◆ **JOB**: Make an exact copy of the lines, leaving the pictures out.
......
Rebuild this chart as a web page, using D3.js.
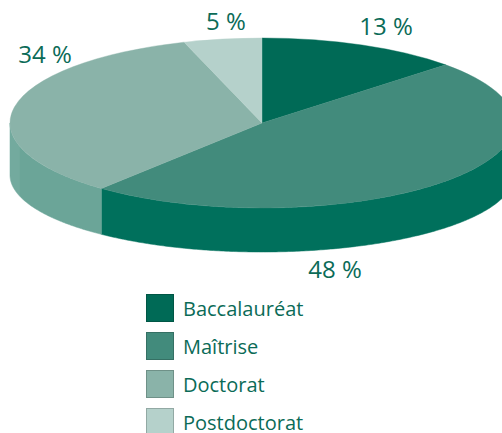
<!DOCTYPE html>
<html>
<head>
<meta charset="utf-8">
<script src="https://cdn.jsdelivr.net/npm/d3@7"></script>
<style>
  html, body { margin: 0; padding: 0; background: #fff; }
  svg { display: block; }
  text { font-family: "Open Sans", "Noto Sans", sans-serif; font-weight: 500; }
</style>
</head>
<body>
<svg id="chart" width="502" height="433"></svg>
<script>
// ---- data ----
const categories = ["Baccalauréat", "Maîtrise", "Doctorat", "Postdoctorat"];
const values = [13, 48, 34, 5];
const valueLabels = ["13 %", "48 %", "34 %", "5 %"];

// ---- styles / layout ----
const topColors  = ["#006a56", "#428b7c", "#8ab3a9", "#b5d1cb"];
const sideColors = ["#005e4c", "#00705c", "#6ba598", "#9fc2ba"];
const textColor = "#0b6b57";

const W = 502, H = 433;
const cx = 262, rx = 252;
const cyTop = 123, ryTop = 85;      // top face ellipse
const cyBot = 175, ryBot = 77;      // bottom rim ellipse (perspective)

// label anchor (text centre x, baseline y), per category
const labelAnchors = [[386, 35], [335, 278], [45, 63], [226, 30]];

const svg = d3.select("#chart");

const pie = d3.pie().sort(null).value(d => d);
const arcs = pie(values).map((a, i) => ({...a, i}));

const topPt = a => [cx + rx * Math.sin(a), cyTop - ryTop * Math.cos(a)];
const botPt = a => [cx + rx * Math.sin(a), cyBot - ryBot * Math.cos(a)];

function sample(a0, a1, f) {
  const n = Math.max(2, Math.ceil(Math.abs(a1 - a0) / 0.01));
  return d3.range(n + 1).map(k => f(a0 + (a1 - a0) * k / n));
}

// ---- side walls (front half only: PI/2 .. 3PI/2) ----
const sideG = svg.append("g");
arcs.forEach(d => {
  const a0 = Math.max(d.startAngle, Math.PI / 2);
  const a1 = Math.min(d.endAngle, 3 * Math.PI / 2);
  if (a1 <= a0) return;
  const pts = sample(a0, a1, topPt).concat(sample(a1, a0, botPt));
  sideG.append("path")
    .attr("d", d3.line()(pts) + "Z")
    .attr("fill", sideColors[d.i])
    .attr("stroke", sideColors[d.i])
    .attr("stroke-width", 0.5);
});
// faint facet highlight near the left silhouette
{
  const a0 = 3 * Math.PI / 2 - 0.28, a1 = 3 * Math.PI / 2;
  const pts = sample(a0, a1, topPt).concat(sample(a1, a0, botPt));
  sideG.append("path").attr("d", d3.line()(pts) + "Z")
    .attr("fill", "#ffffff").attr("opacity", 0.06);
}

// ---- top face ----
const arcGen = d3.arc().innerRadius(0).outerRadius(rx);
svg.append("g")
  .attr("transform", `translate(${cx},${cyTop}) scale(1,${ryTop / rx})`)
  .selectAll("path")
  .data(arcs)
  .join("path")
  .attr("d", arcGen)
  .attr("fill", d => topColors[d.i])
  .attr("stroke", d => topColors[d.i])
  .attr("stroke-width", 0.6);

// ---- value labels ----
svg.append("g")
  .selectAll("text")
  .data(arcs)
  .join("text")
  .attr("x", d => labelAnchors[d.i][0])
  .attr("y", d => labelAnchors[d.i][1])
  .attr("text-anchor", "middle")
  .attr("font-size", 24)
  .attr("fill", textColor)
  .text(d => valueLabels[d.i]);

// ---- legend ----
const legY = d3.scalePoint().domain(categories).range([294, 408]);
const leg = svg.append("g").selectAll("g")
  .data(categories)
  .join("g")
  .attr("transform", c => `translate(146,${legY(c)})`);
leg.append("rect")
  .attr("x", 0.5).attr("y", 0.5)
  .attr("width", 27).attr("height", 27)
  .attr("fill", (c, i) => topColors[i])
  .attr("stroke", (c, i) => d3.color(topColors[i]).darker(0.6))
  .attr("stroke-width", 1);
leg.append("text")
  .attr("x", 37)
  .attr("y", 22)
  .attr("font-size", 20)
  .attr("fill", textColor)
  .text(c => c);
</script>
</body>
</html>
......
◆ **THE SOLUTION**:
Rebuild this chart as a web page, using D3.js.
<!DOCTYPE html>
<html>
<head>
<meta charset="utf-8">
<script src="https://cdn.jsdelivr.net/npm/d3@7"></script>
<style>
  html, body { margin: 0; padding: 0; background: #fff; }
  svg { display: block; }
  text { font-family: "Open Sans", "Noto Sans", sans-serif; font-weight: 500; }
</style>
</head>
<body>
<svg id="chart" width="502" height="433"></svg>
<script>
// ---- data ----
const categories = ["Baccalauréat", "Maîtrise", "Doctorat", "Postdoctorat"];
const values = [13, 48, 34, 5];
const valueLabels = ["13 %", "48 %", "34 %", "5 %"];

// ---- styles / layout ----
const topColors  = ["#006a56", "#428b7c", "#8ab3a9", "#b5d1cb"];
const sideColors = ["#005e4c", "#00705c", "#6ba598", "#9fc2ba"];
const textColor = "#0b6b57";

const W = 502, H = 433;
const cx = 262, rx = 252;
const cyTop = 123, ryTop = 85;      // top face ellipse
const cyBot = 175, ryBot = 77;      // bottom rim ellipse (perspective)

// label anchor (text centre x, baseline y), per category
const labelAnchors = [[386, 35], [335, 278], [45, 63], [226, 30]];

const svg = d3.select("#chart");

const pie = d3.pie().sort(null).value(d => d);
const arcs = pie(values).map((a, i) => ({...a, i}));

const topPt = a => [cx + rx * Math.sin(a), cyTop - ryTop * Math.cos(a)];
const botPt = a => [cx + rx * Math.sin(a), cyBot - ryBot * Math.cos(a)];

function sample(a0, a1, f) {
  const n = Math.max(2, Math.ceil(Math.abs(a1 - a0) / 0.01));
  return d3.range(n + 1).map(k => f(a0 + (a1 - a0) * k / n));
}

// ---- side walls (front half only: PI/2 .. 3PI/2) ----
const sideG = svg.append("g");
arcs.forEach(d => {
  const a0 = Math.max(d.startAngle, Math.PI / 2);
  const a1 = Math.min(d.endAngle, 3 * Math.PI / 2);
  if (a1 <= a0) return;
  const pts = sample(a0, a1, topPt).concat(sample(a1, a0, botPt));
  sideG.append("path")
    .attr("d", d3.line()(pts) + "Z")
    .attr("fill", sideColors[d.i])
    .attr("stroke", sideColors[d.i])
    .attr("stroke-width", 0.5);
});
// faint facet highlight near the left silhouette
{
  const a0 = 3 * Math.PI / 2 - 0.28, a1 = 3 * Math.PI / 2;
  const pts = sample(a0, a1, topPt).concat(sample(a1, a0, botPt));
  sideG.append("path").attr("d", d3.line()(pts) + "Z")
    .attr("fill", "#ffffff").attr("opacity", 0.06);
}

// ---- top face ----
const arcGen = d3.arc().innerRadius(0).outerRadius(rx);
svg.append("g")
  .attr("transform", `translate(${cx},${cyTop}) scale(1,${ryTop / rx})`)
  .selectAll("path")
  .data(arcs)
  .join("path")
  .attr("d", arcGen)
  .attr("fill", d => topColors[d.i])
  .attr("stroke", d => topColors[d.i])
  .attr("stroke-width", 0.6);

// ---- value labels ----
svg.append("g")
  .selectAll("text")
  .data(arcs)
  .join("text")
  .attr("x", d => labelAnchors[d.i][0])
  .attr("y", d => labelAnchors[d.i][1])
  .attr("text-anchor", "middle")
  .attr("font-size", 24)
  .attr("fill", textColor)
  .text(d => valueLabels[d.i]);

// ---- legend ----
const legY = d3.scalePoint().domain(categories).range([294, 408]);
const leg = svg.append("g").selectAll("g")
  .data(categories)
  .join("g")
  .attr("transform", c => `translate(146,${legY(c)})`);
leg.append("rect")
  .attr("x", 0.5).attr("y", 0.5)
  .attr("width", 27).attr("height", 27)
  .attr("fill", (c, i) => topColors[i])
  .attr("stroke", (c, i) => d3.color(topColors[i]).darker(0.6))
  .attr("stroke-width", 1);
leg.append("text")
  .attr("x", 37)
  .attr("y", 22)
  .attr("font-size", 20)
  .attr("fill", textColor)
  .text(c => c);
</script>
</body>
</html>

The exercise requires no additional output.